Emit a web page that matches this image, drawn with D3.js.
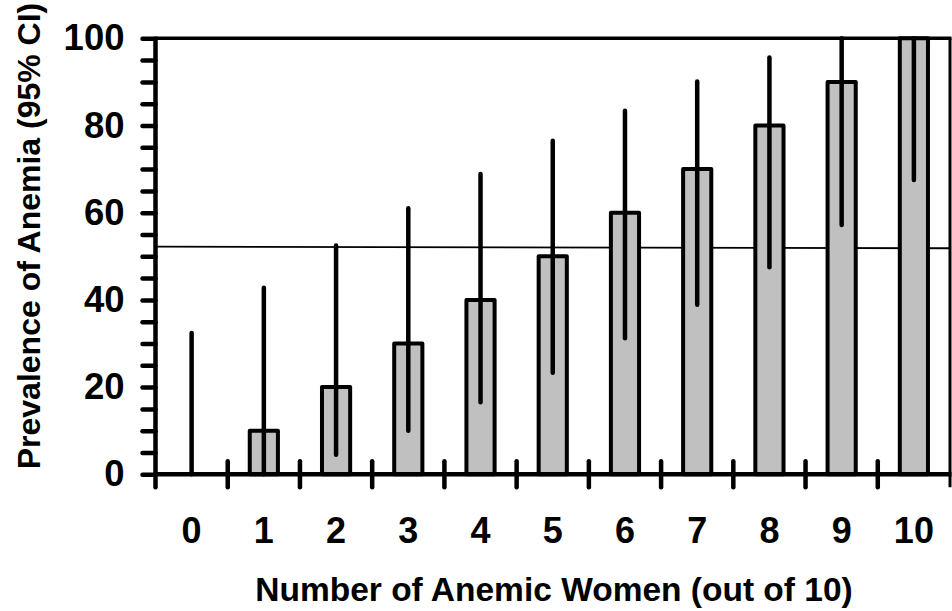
<!DOCTYPE html>
<html>
<head>
<meta charset="utf-8">
<script src="https://cdn.jsdelivr.net/npm/d3@7"></script>
<style>
  html, body { margin: 0; padding: 0; background: #fff; }
  svg { display: block; }
  text { font-family: "Liberation Sans", Arial, sans-serif; font-weight: bold; fill: #000; }
</style>
</head>
<body>
<svg id="chart" width="952" height="611"></svg>
<script>
// ---- data ----
const categories = ["0","1","2","3","4","5","6","7","8","9","10"];
const prevalence = [0, 10, 20, 30, 40, 50, 60, 70, 80, 90, 100];
const ciLower    = [0, 0, 4.5, 10.0, 16.5, 23.3, 31.2, 38.9, 47.5, 57.2, 67.5];
const ciUpper    = [32.4, 42.8, 52.5, 61.0, 68.9, 76.5, 83.4, 90.1, 95.6, 100, 100];
const refLine    = [52.2, 51.85];   // thin reference line: value at left edge, right edge
const yTickValues = [0, 20, 40, 60, 80, 100];
const yMinorValues = [5,10,15,25,30,35,45,50,55,65,70,75,85,90,95];
const xTitle = "Number of Anemic Women (out of 10)";
const yTitle = "Prevalence of Anemia (95% CI)";

(function () {
// ---- layout ----
const svg = d3.select("#chart");
const mLeft = 155.5, mRight = 950, mTop = 38.3, mBottom = 474.3;

const x = d3.scaleBand().domain(categories).range([mLeft, mRight]).paddingInner(0).paddingOuter(0);
const y = d3.scaleLinear().domain([0, 100]).range([mBottom, mTop]);

const barW = x.bandwidth() * 0.39;

// reference line
svg.append("line")
  .attr("x1", mLeft).attr("x2", mRight)
  .attr("y1", y(refLine[0])).attr("y2", y(refLine[1]))
  .attr("stroke", "#000").attr("stroke-width", 1.8);

// bars
const data = categories.map((c, i) => ({c, v: prevalence[i], lo: ciLower[i], hi: ciUpper[i]}));
svg.append("g").selectAll("rect").data(data.filter(d => d.v > 0)).join("rect")
  .attr("x", d => x(d.c) + x.bandwidth() / 2 - barW / 2)
  .attr("width", barW)
  .attr("y", d => y(d.v))
  .attr("height", d => y(0) - y(d.v))
  .attr("fill", "#c0c0c0")
  .attr("stroke", "#000")
  .attr("stroke-width", 4)
  .attr("stroke-linejoin", "round");

// error bars
svg.append("g").selectAll("line").data(data).join("line")
  .attr("x1", d => x(d.c) + x.bandwidth() / 2)
  .attr("x2", d => x(d.c) + x.bandwidth() / 2)
  .attr("y1", d => y(d.lo))
  .attr("y2", d => y(d.hi))
  .attr("stroke", "#000")
  .attr("stroke-width", 4.5)
  .attr("stroke-linecap", "round");

// frame: top and right
svg.append("line").attr("x1", mLeft).attr("x2", mRight + 1.5).attr("y1", mTop).attr("y2", mTop)
  .attr("stroke", "#000").attr("stroke-width", 3.5);
svg.append("line").attr("x1", mRight).attr("x2", mRight).attr("y1", mTop).attr("y2", mBottom + 13)
  .attr("stroke", "#000").attr("stroke-width", 3);

// y axis
const yAxis = d3.axisLeft(y).tickValues(yTickValues).tickSize(13).tickPadding(18).tickFormat(d3.format("d"));
const gy = svg.append("g").attr("transform", `translate(${mLeft},0)`).call(yAxis);
gy.select(".domain").remove();
gy.selectAll(".tick line").attr("stroke", "#000").attr("stroke-width", 4.5).attr("stroke-linecap", "round");
gy.selectAll(".tick text").style("font-size", "36.5px").style("font-family", "'Liberation Sans', Arial, sans-serif").style("font-weight", "bold").attr("fill", "#000");
const gyMinor = svg.append("g").attr("transform", `translate(${mLeft},0)`)
  .call(d3.axisLeft(y).tickValues(yMinorValues).tickSize(13).tickFormat(""));
gyMinor.select(".domain").remove();
gyMinor.selectAll(".tick line").attr("stroke", "#000").attr("stroke-width", 4.5).attr("stroke-linecap", "round");
svg.append("line").attr("x1", mLeft).attr("x2", mLeft).attr("y1", mTop - 1.5).attr("y2", mBottom)
  .attr("stroke", "#000").attr("stroke-width", 4.5);

// x axis: boundary ticks between categories
const boundaries = categories.slice(1).map(c => x(c));
svg.append("g").selectAll("line").data(boundaries).join("line")
  .attr("x1", d => d).attr("x2", d => d)
  .attr("y1", mBottom - 13).attr("y2", mBottom + 13)
  .attr("stroke", "#000").attr("stroke-width", 4.5).attr("stroke-linecap", "round");
svg.append("line").attr("x1", mLeft).attr("x2", mLeft).attr("y1", mBottom).attr("y2", mBottom + 13)
  .attr("stroke", "#000").attr("stroke-width", 4.5).attr("stroke-linecap", "round");
svg.append("line").attr("x1", mLeft - 2).attr("x2", mRight + 1.5).attr("y1", mBottom).attr("y2", mBottom)
  .attr("stroke", "#000").attr("stroke-width", 4.5);

// x labels
svg.append("g").selectAll("text").data(categories).join("text")
  .attr("x", d => x(d) + x.bandwidth() / 2)
  .attr("y", 543)
  .attr("text-anchor", "middle")
  .style("font-size", "36px")
  .text(d => d);

// titles
svg.append("text").attr("x", 554).attr("y", 601).attr("text-anchor", "middle")
  .style("font-size", "33.5px").text(xTitle);
svg.append("text").attr("transform", `translate(40,236) rotate(-90)`).attr("text-anchor", "middle")
  .style("font-size", "32px").text(yTitle);
})();
</script>
</body>
</html>
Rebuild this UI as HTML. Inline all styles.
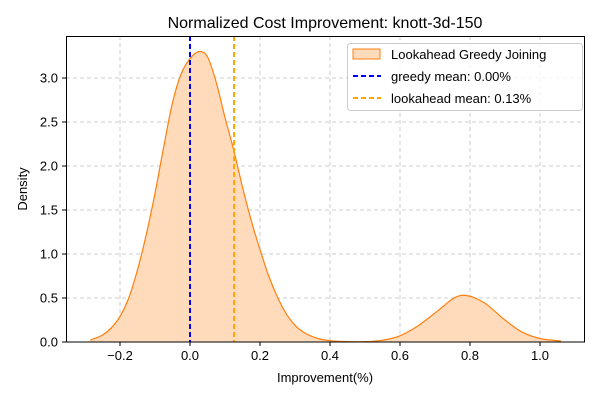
##############################
The material above holds pictures; copy everything else in it exactly.

Emit a web page that matches this image, drawn with D3.js.
<!DOCTYPE html>
<html>
<head>
<meta charset="utf-8">
<script src="https://cdn.jsdelivr.net/npm/d3@7"></script>
<style>
  html, body { margin: 0; padding: 0; background: #fff; }
  svg { display: block; }
  text { font-family: "Liberation Sans", Arial, sans-serif; font-weight: bold; fill: #000; }
</style>
</head>
<body>
<svg id="chart" width="952" height="611"></svg>
<script>
// ---- data ----
const categories = ["0","1","2","3","4","5","6","7","8","9","10"];
const prevalence = [0, 10, 20, 30, 40, 50, 60, 70, 80, 90, 100];
const ciLower    = [0, 0, 4.5, 10.0, 16.5, 23.3, 31.2, 38.9, 47.5, 57.2, 67.5];
const ciUpper    = [32.4, 42.8, 52.5, 61.0, 68.9, 76.5, 83.4, 90.1, 95.6, 100, 100];
const refLine    = [52.2, 51.85];   // thin reference line: value at left edge, right edge
const yTickValues = [0, 20, 40, 60, 80, 100];
const yMinorValues = [5,10,15,25,30,35,45,50,55,65,70,75,85,90,95];
const xTitle = "Number of Anemic Women (out of 10)";
const yTitle = "Prevalence of Anemia (95% CI)";

(function () {
// ---- layout ----
const svg = d3.select("#chart");
const mLeft = 155.5, mRight = 950, mTop = 38.3, mBottom = 474.3;

const x = d3.scaleBand().domain(categories).range([mLeft, mRight]).paddingInner(0).paddingOuter(0);
const y = d3.scaleLinear().domain([0, 100]).range([mBottom, mTop]);

const barW = x.bandwidth() * 0.39;

// reference line
svg.append("line")
  .attr("x1", mLeft).attr("x2", mRight)
  .attr("y1", y(refLine[0])).attr("y2", y(refLine[1]))
  .attr("stroke", "#000").attr("stroke-width", 1.8);

// bars
const data = categories.map((c, i) => ({c, v: prevalence[i], lo: ciLower[i], hi: ciUpper[i]}));
svg.append("g").selectAll("rect").data(data.filter(d => d.v > 0)).join("rect")
  .attr("x", d => x(d.c) + x.bandwidth() / 2 - barW / 2)
  .attr("width", barW)
  .attr("y", d => y(d.v))
  .attr("height", d => y(0) - y(d.v))
  .attr("fill", "#c0c0c0")
  .attr("stroke", "#000")
  .attr("stroke-width", 4)
  .attr("stroke-linejoin", "round");

// error bars
svg.append("g").selectAll("line").data(data).join("line")
  .attr("x1", d => x(d.c) + x.bandwidth() / 2)
  .attr("x2", d => x(d.c) + x.bandwidth() / 2)
  .attr("y1", d => y(d.lo))
  .attr("y2", d => y(d.hi))
  .attr("stroke", "#000")
  .attr("stroke-width", 4.5)
  .attr("stroke-linecap", "round");

// frame: top and right
svg.append("line").attr("x1", mLeft).attr("x2", mRight + 1.5).attr("y1", mTop).attr("y2", mTop)
  .attr("stroke", "#000").attr("stroke-width", 3.5);
svg.append("line").attr("x1", mRight).attr("x2", mRight).attr("y1", mTop).attr("y2", mBottom + 13)
  .attr("stroke", "#000").attr("stroke-width", 3);

// y axis
const yAxis = d3.axisLeft(y).tickValues(yTickValues).tickSize(13).tickPadding(18).tickFormat(d3.format("d"));
const gy = svg.append("g").attr("transform", `translate(${mLeft},0)`).call(yAxis);
gy.select(".domain").remove();
gy.selectAll(".tick line").attr("stroke", "#000").attr("stroke-width", 4.5).attr("stroke-linecap", "round");
gy.selectAll(".tick text").style("font-size", "36.5px").style("font-family", "'Liberation Sans', Arial, sans-serif").style("font-weight", "bold").attr("fill", "#000");
const gyMinor = svg.append("g").attr("transform", `translate(${mLeft},0)`)
  .call(d3.axisLeft(y).tickValues(yMinorValues).tickSize(13).tickFormat(""));
gyMinor.select(".domain").remove();
gyMinor.selectAll(".tick line").attr("stroke", "#000").attr("stroke-width", 4.5).attr("stroke-linecap", "round");
svg.append("line").attr("x1", mLeft).attr("x2", mLeft).attr("y1", mTop - 1.5).attr("y2", mBottom)
  .attr("stroke", "#000").attr("stroke-width", 4.5);

// x axis: boundary ticks between categories
const boundaries = categories.slice(1).map(c => x(c));
svg.append("g").selectAll("line").data(boundaries).join("line")
  .attr("x1", d => d).attr("x2", d => d)
  .attr("y1", mBottom - 13).attr("y2", mBottom + 13)
  .attr("stroke", "#000").attr("stroke-width", 4.5).attr("stroke-linecap", "round");
svg.append("line").attr("x1", mLeft).attr("x2", mLeft).attr("y1", mBottom).attr("y2", mBottom + 13)
  .attr("stroke", "#000").attr("stroke-width", 4.5).attr("stroke-linecap", "round");
svg.append("line").attr("x1", mLeft - 2).attr("x2", mRight + 1.5).attr("y1", mBottom).attr("y2", mBottom)
  .attr("stroke", "#000").attr("stroke-width", 4.5);

// x labels
svg.append("g").selectAll("text").data(categories).join("text")
  .attr("x", d => x(d) + x.bandwidth() / 2)
  .attr("y", 543)
  .attr("text-anchor", "middle")
  .style("font-size", "36px")
  .text(d => d);

// titles
svg.append("text").attr("x", 554).attr("y", 601).attr("text-anchor", "middle")
  .style("font-size", "33.5px").text(xTitle);
svg.append("text").attr("transform", `translate(40,236) rotate(-90)`).attr("text-anchor", "middle")
  .style("font-size", "32px").text(yTitle);
})();
</script>
</body>
</html>
Rebuild this UI as HTML. Inline all styles.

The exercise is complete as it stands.